Lasso-type estimators are routinely used to estimate high-dimensional time series models. The theoretical guarantees established for Lasso typically require the penalty level to be chosen in a suitable fashion often depending on unknown population quantities. Furthermore, the resulting estimates and the number of variables retained in the model depend crucially on the chosen penalty level. However, there is currently no theoretically founded guidance for this choice in the context of high-dimensional time series. Instead one resorts to selecting the penalty level in an ad hoc manner using, e.g., information criteria or cross-validation. We resolve this problem by considering estimation of the perhaps most commonly employed multivariate time series model, the linear vector autoregressive (VAR) model, and propose a weighted Lasso estimator with penalization chosen in a fully data-driven way. The theoretical guarantees that we establish for the resulting estimation and prediction error match those currently available for methods based on infeasible choices of penalization.

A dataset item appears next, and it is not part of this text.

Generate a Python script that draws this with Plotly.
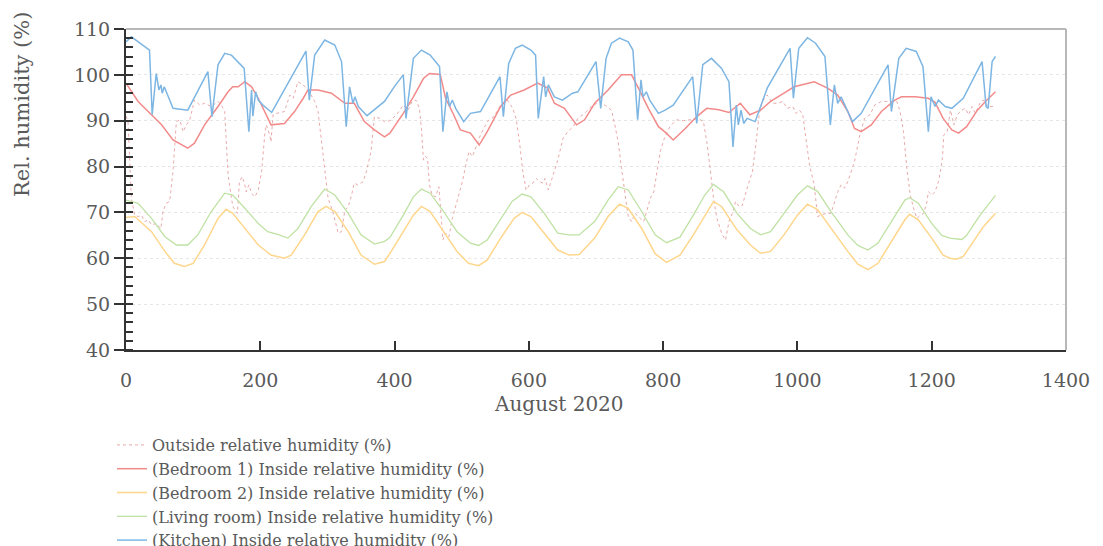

We thus provide a first solution for choosing the penalization in high-dimensional time series models.

翻译：Lasso型估计器被常规用于估计高维时间序列模型。针对Lasso方法建立的理论保证通常要求以适当方式选择惩罚参数，而这往往依赖于未知的总体特征。此外，最终估计结果及模型中保留的变量数量严重依赖于所选惩罚参数。然而，在高维时间序列背景下，目前尚无理论依据指导此类参数选择。实际应用中常采用信息准则或交叉验证等启发式方法进行惩罚参数选择。本研究通过考虑最常用的多变量时间序列模型——线性向量自回归（VAR）模型，提出一种完全基于数据驱动方式选择惩罚参数的加权Lasso估计器。我们所建立的估计误差和预测误差的理论保证，与当前基于不可行惩罚参数选择方法所能达到的指标相匹配。由此，本研究为高维时间序列模型的惩罚参数选择提供了首个解决方案。